Gilbert and Sullivan are renowned for their comic operas, and this humour is also prevalent in their songs. ‘I am the Captain of the Pinafore’, sees the Captain making bold claims to his crew that aren’t always true.  He makes various statements like ‘I’m never, never sick at sea!’, which the chorus of sailors question by responding ‘What, never?, until the Captain admits, well ‘Hardly ever!’. This humorous idea of a respectable, high ranking officer of the sea being sea sick, encapsulates the light-heartedness of the whole opera that pokes fun at the Royal Navy.

It’s no surprise then that this opera song has begun to infiltrate comedies in popular culture. For example, it was parodied in US sitcom Family Guy, in a song titled ‘I’m The Greatest Captain Of The Queen’s Navy’, which again focuses on satirising the Royal Navy.

‘I’m Called a Little Buttercup’ is one of the most famous songs from HMS Pinafore. It is a waltz tune that introduces the character of Buttercup to the audience, and is subsequently played throughout the opera when she enters the stage. 

However, Buttercup is not her real name, but a nickname the crew members assigned to her. It’s ironic as a buttercup denotes something delicate and sweet, which is the complete opposite of Buttercup’s character. Instead, she is a type of hard-hitting, wheeler dealer that sells all kinds of contraband, objects and food to the sailors, who actually find her a little annoying.

A British Tar is not only a common name for a ship, but a nickname for British sailors. The popular song, ‘A British Tar’ depicts the idea of the perfect British sailor. It lists all the requirements that a man should meet in order to achieve ‘British Tar’ status, although not the things you would think would be necessary. For example, ‘his nose should pant and his lip should curl, his cheeks should flame and his brow should furl’. There have even been sketches demonstrating what this ‘ideal’ sailor would like.

This HMS Pinafore song has famously been featured in Star Trek: Insurrection to distract a malfunctioning android, supposedly at the request of actor Patrick Stewart.
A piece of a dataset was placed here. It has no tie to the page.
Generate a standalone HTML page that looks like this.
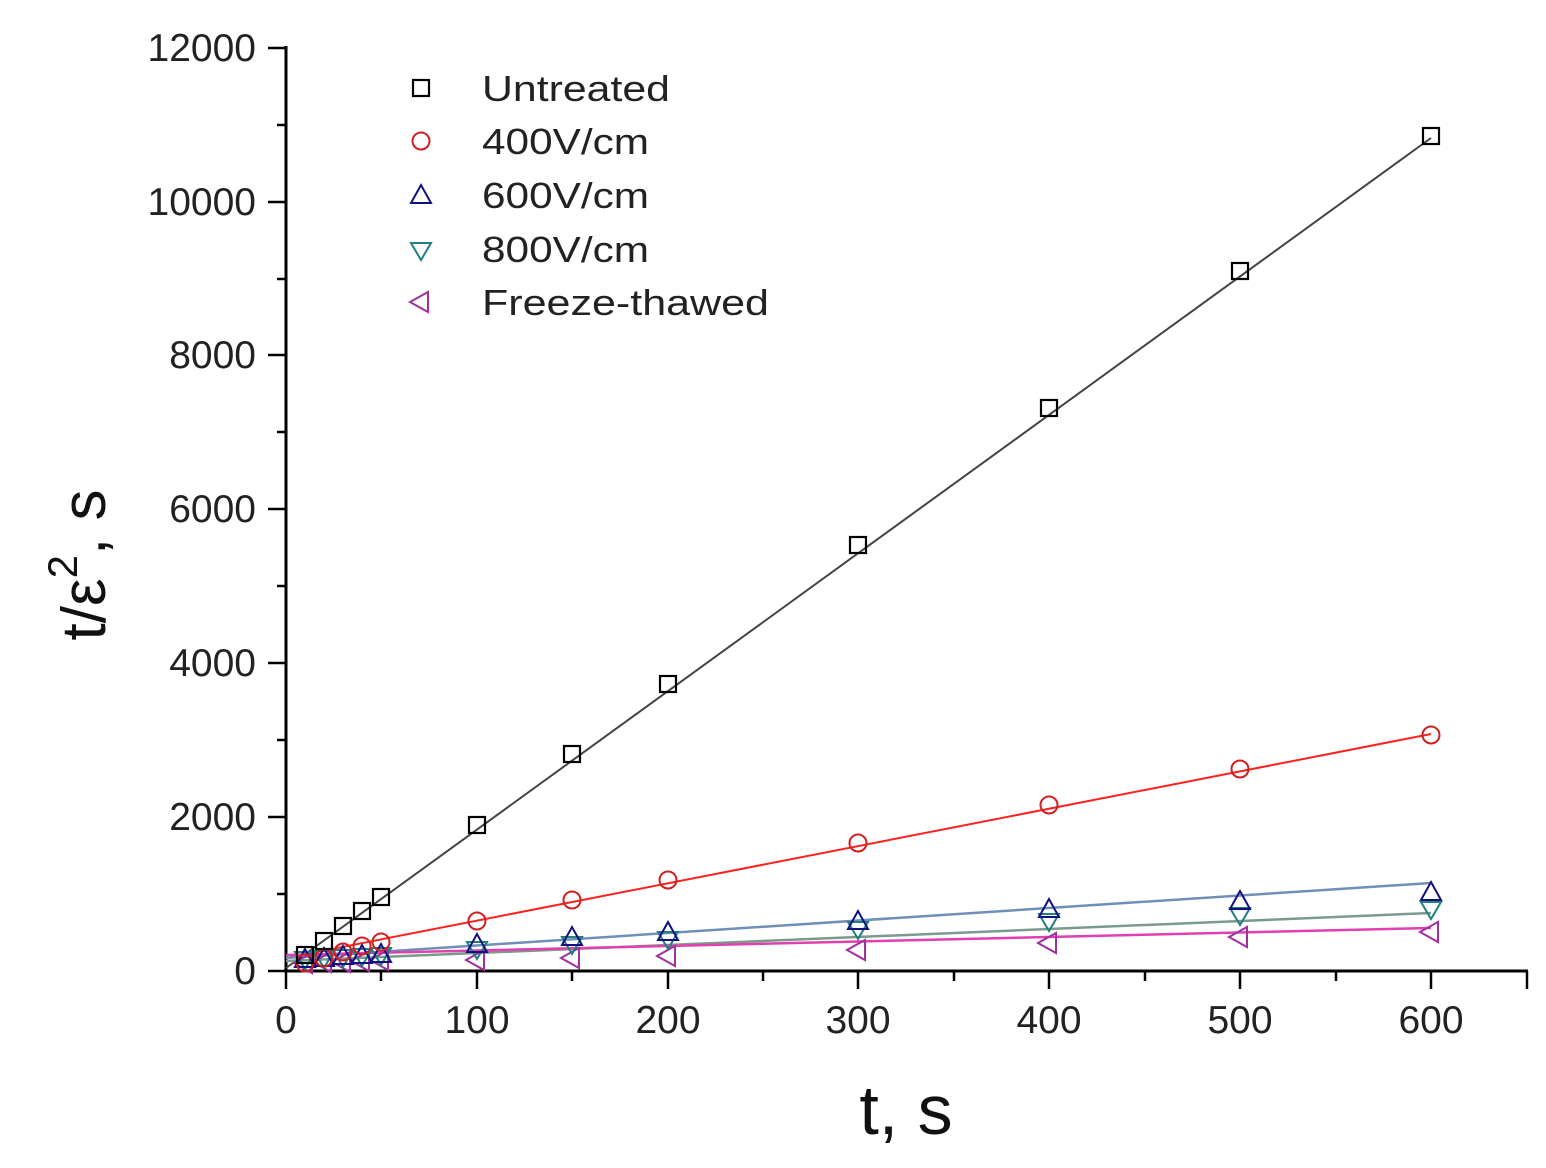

It is also well known for being sung by Sallah (John Rhys-Davies) in Raiders of the Lost Ark before Indiana Jones departs by, you guessed it, a ship!


‘For He is an Englishman’ is the final song at the end of Act 2 which features the entire cast. It is a reflection of the good-natured way Gilbert and Sullivan poke fun at patriotism throughout the opera, as after all, “in spite of all temptations to belong to other nations, he remains an Englishman”.

Despite being a shorter piece of music, it has had quite the impact on popular culture. It has been featured in films such as Chariots of Fire (although admittedly not the most famous piece of music from this film), during the montage of protagonist Harold Abraham at Cambridge University, positioning Abraham as the quintessential ‘Englishman’. It has also taken over the small screen, with references in TV shows like The West Wing where the characters argue over which Gilbert and Sullivan opera the song is from.

The most famous example of HMS Pinafore in popular culture is in the Simpsons. In an attempt to distract Sideshow Bob from killing him on a boat,  Bart Simpson asks him to perform the entire score of HMS Pinafore. Sideshow Bob, voiced by TV and theatre star Kelsey Grammer, agrees via the classic line ‘I shall send you to heaven before I send you to hell’, in reference to his hearing angelic voice before he murders him. He then proceeds to sing, starting with ‘We Sail the Ocean Blue’ and finishing with ‘He is an Englishman’, with the productions getting more elaborate with each song.

The songs from HMS Pinafore are some of the most famous opera songs in the world. Their fast pace, humour and quintessential Britishness have established them as some of the most beloved opera songs in the canon, still popular with audiences today.